Wednesday, December 21, 2011

How The PFC Leads to Behavioral Inhibition



After hitting snooze this morning I had a dream that I was reading a Wolverine comic written by Chris Claremont and drawn by John Byrne. In the comic, Wolverine was confronted with a villain he was in an argument with and he was being provoked. The dream’s narrator said something along the lines of: “Wolverine had an inclination to unsheathe his claws and cleave his foe in two that moment but another impulse, to remain composed and noncombative outlasted it. This second impulse subdued the first. It won out merely because it remained firing in his brain for just a moment longer than the first.”

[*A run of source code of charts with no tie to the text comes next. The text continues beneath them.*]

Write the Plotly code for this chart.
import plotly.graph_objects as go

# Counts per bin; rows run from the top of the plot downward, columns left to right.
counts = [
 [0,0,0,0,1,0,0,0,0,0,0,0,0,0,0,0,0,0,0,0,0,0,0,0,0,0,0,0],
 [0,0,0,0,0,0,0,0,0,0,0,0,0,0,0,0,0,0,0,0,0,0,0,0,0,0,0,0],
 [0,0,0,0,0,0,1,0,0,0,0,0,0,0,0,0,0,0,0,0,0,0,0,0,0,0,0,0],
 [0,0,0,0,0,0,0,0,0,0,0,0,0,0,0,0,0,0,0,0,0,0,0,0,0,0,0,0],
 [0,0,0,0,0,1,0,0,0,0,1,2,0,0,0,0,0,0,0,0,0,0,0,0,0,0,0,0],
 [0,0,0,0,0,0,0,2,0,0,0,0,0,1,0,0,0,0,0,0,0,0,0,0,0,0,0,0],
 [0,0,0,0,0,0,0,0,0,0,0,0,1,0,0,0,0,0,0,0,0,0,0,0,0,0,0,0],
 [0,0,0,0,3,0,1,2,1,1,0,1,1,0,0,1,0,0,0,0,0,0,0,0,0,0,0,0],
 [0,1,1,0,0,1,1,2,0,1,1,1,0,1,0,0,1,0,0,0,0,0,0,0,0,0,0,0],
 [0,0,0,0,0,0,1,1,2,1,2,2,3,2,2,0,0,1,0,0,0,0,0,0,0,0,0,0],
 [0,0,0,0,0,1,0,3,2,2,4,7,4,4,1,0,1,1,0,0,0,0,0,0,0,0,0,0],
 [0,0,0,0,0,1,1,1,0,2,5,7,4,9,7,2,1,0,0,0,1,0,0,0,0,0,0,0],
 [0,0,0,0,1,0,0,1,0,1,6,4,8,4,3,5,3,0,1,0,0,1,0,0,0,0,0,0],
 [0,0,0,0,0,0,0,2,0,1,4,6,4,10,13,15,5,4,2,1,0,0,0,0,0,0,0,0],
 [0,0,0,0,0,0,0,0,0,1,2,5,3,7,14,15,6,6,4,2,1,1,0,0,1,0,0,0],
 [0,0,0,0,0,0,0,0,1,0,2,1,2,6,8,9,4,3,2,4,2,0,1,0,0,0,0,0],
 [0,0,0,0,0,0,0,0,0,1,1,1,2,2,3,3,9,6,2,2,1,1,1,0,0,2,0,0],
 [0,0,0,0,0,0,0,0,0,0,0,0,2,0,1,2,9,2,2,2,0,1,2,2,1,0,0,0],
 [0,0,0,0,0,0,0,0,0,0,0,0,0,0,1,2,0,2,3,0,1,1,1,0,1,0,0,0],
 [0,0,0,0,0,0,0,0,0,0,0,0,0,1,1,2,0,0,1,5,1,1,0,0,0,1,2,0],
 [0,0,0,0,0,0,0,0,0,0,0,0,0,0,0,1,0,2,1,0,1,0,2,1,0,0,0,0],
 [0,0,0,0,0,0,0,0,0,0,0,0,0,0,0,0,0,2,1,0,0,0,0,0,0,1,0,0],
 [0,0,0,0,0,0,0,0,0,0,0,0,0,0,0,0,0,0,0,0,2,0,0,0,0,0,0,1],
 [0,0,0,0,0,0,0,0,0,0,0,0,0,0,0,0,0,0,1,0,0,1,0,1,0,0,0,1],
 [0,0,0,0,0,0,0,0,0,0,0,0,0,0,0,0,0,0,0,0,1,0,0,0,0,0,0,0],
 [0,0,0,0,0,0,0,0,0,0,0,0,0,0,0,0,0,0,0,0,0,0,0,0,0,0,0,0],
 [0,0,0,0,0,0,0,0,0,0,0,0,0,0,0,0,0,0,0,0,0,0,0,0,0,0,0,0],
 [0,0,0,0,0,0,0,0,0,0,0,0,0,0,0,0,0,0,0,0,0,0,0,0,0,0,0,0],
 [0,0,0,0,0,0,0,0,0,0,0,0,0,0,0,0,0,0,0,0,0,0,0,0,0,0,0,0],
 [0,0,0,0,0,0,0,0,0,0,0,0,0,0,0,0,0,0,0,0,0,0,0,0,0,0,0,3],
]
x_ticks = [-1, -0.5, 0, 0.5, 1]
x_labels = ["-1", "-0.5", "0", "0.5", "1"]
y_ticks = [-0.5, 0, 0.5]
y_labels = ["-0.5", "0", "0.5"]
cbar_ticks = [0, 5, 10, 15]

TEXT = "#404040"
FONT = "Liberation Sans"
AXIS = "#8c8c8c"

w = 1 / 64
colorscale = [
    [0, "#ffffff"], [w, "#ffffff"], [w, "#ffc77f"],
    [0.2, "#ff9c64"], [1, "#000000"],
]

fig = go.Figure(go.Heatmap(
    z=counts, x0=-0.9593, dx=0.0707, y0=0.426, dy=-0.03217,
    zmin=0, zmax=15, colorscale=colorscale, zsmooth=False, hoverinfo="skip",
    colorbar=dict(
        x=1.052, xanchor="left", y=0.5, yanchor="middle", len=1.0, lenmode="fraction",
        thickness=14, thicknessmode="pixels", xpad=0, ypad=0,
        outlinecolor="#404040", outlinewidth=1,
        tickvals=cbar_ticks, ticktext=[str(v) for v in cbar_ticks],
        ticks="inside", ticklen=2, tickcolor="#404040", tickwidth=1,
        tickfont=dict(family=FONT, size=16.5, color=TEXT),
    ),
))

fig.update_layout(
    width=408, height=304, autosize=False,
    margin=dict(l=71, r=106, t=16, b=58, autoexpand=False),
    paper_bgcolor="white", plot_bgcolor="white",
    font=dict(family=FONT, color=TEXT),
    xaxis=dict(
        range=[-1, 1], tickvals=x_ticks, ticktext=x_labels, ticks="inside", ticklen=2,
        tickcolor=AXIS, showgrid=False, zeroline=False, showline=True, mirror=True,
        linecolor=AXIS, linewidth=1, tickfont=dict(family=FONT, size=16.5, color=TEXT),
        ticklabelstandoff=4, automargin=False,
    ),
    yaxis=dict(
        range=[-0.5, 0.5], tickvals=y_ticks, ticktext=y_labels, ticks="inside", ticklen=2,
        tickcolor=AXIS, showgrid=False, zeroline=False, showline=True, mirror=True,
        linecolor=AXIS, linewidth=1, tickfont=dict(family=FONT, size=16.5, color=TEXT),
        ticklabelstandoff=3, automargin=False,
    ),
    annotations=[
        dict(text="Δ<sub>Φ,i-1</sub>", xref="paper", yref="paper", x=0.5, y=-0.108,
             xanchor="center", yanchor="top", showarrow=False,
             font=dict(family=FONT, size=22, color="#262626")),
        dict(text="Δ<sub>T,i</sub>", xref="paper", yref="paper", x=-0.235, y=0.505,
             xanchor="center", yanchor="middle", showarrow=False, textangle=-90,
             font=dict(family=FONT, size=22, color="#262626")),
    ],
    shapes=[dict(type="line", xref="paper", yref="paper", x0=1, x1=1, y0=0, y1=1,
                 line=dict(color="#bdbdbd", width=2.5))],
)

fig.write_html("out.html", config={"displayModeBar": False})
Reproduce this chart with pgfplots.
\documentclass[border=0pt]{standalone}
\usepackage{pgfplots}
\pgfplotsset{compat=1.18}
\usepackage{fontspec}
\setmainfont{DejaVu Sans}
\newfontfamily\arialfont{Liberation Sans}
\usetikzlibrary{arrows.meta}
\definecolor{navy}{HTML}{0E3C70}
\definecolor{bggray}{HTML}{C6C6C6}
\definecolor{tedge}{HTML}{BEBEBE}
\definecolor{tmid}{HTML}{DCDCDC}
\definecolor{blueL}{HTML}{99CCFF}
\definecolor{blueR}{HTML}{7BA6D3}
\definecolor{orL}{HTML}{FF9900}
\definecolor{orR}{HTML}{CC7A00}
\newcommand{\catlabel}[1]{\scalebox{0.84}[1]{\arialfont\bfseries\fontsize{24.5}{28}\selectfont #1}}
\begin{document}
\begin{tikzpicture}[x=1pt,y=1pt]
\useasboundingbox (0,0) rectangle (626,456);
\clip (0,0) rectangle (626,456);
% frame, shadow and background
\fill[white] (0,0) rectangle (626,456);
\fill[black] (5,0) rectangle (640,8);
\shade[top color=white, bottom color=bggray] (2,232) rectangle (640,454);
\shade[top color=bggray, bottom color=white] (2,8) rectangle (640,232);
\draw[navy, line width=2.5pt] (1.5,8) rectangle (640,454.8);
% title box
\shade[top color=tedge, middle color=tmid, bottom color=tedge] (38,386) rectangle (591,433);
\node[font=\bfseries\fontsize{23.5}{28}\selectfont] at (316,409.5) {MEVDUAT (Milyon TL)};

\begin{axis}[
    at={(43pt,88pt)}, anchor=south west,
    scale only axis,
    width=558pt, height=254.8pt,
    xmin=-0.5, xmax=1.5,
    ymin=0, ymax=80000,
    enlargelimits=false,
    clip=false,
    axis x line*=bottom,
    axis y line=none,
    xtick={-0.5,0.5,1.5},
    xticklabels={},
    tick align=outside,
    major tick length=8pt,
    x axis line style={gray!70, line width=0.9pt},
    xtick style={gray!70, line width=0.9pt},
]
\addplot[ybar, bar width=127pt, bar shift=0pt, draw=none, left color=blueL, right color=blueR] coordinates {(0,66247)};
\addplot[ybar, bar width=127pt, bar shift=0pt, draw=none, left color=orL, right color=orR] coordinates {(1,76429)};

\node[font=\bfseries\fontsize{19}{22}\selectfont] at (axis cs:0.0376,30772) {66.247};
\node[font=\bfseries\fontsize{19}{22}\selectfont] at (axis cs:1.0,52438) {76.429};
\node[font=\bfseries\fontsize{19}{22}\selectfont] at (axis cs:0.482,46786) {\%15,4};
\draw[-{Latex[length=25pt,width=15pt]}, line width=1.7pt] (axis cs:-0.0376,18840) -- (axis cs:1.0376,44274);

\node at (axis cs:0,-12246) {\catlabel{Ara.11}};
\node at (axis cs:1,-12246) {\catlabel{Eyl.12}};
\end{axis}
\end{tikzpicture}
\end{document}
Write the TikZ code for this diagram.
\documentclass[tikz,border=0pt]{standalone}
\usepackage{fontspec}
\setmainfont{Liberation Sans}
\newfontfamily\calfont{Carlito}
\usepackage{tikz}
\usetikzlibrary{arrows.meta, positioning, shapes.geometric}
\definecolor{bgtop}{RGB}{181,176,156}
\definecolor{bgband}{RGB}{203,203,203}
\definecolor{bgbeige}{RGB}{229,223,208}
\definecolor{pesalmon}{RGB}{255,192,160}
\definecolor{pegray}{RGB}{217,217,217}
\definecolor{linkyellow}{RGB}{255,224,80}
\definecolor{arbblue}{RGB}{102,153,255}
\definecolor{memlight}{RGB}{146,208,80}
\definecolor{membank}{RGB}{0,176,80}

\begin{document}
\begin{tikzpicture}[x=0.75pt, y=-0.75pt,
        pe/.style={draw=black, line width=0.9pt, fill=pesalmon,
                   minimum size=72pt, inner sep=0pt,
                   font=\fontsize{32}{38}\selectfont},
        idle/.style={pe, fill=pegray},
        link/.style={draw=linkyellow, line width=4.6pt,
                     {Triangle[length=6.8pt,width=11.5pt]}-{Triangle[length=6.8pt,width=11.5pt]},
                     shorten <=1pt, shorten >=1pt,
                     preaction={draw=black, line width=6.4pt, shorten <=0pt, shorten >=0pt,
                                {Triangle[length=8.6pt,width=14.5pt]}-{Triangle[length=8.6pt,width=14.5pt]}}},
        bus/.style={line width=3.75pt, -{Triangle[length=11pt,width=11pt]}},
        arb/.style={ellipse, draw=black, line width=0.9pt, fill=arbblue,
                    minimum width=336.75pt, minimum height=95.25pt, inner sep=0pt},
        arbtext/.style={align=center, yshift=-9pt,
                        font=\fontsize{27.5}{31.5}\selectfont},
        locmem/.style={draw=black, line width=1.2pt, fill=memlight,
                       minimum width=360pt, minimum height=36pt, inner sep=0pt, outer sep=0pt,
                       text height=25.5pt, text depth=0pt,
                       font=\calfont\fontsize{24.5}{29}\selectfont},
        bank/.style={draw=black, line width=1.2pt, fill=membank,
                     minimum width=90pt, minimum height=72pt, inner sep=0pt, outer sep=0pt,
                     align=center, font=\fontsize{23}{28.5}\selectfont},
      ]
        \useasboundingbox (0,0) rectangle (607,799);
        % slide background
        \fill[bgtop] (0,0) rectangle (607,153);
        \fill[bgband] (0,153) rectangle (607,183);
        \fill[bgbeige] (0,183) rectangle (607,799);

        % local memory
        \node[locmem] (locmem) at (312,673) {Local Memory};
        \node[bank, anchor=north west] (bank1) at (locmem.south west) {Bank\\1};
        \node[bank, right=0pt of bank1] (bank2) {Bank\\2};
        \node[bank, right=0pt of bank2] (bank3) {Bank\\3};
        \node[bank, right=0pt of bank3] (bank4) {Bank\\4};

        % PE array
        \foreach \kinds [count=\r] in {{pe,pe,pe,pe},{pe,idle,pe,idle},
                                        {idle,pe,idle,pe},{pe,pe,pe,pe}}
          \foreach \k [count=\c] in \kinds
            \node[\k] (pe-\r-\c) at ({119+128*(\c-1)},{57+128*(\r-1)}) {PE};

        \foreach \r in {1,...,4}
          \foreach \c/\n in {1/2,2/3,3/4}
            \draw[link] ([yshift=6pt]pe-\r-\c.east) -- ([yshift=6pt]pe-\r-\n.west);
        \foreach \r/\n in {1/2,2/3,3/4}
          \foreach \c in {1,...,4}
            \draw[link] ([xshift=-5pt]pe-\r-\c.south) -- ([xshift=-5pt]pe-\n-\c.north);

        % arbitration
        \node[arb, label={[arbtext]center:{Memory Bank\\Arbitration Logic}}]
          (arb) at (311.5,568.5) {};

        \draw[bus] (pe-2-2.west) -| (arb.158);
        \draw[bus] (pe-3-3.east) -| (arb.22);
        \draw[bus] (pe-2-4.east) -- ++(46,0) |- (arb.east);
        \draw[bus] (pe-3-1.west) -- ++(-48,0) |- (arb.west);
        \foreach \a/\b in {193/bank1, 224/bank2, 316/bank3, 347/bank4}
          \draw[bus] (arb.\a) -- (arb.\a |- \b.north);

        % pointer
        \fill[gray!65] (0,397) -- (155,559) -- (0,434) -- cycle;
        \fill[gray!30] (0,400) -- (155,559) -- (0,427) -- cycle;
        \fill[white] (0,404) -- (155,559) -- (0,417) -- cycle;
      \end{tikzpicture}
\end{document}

The PFC has cells with higher-order receptive fields that can help the brain to conceptualize abstract things like long-term goals, cost-benefit analyses and the repercussions of risky acts. Often its instructions are the opposite of what our lower-order brain systems try to impel us to do. The PFC also has cells that fire for longer. Could it be that simple? In Wolverine’s case above, could that instinctive impulse to attack have been impelling and strong but temporally more fleeting than the one that stayed his hand? If that hypothetical inhibitory ensemble in his PFC would have stopped firing earlier would he have engaged?  In humanity’s case could our culture and history be due to the fact that the brain areas that hold the more complex representations fire for just a few milliseconds longer, enabling the more complex behavioral instructions to narrowly outlast the more base ones?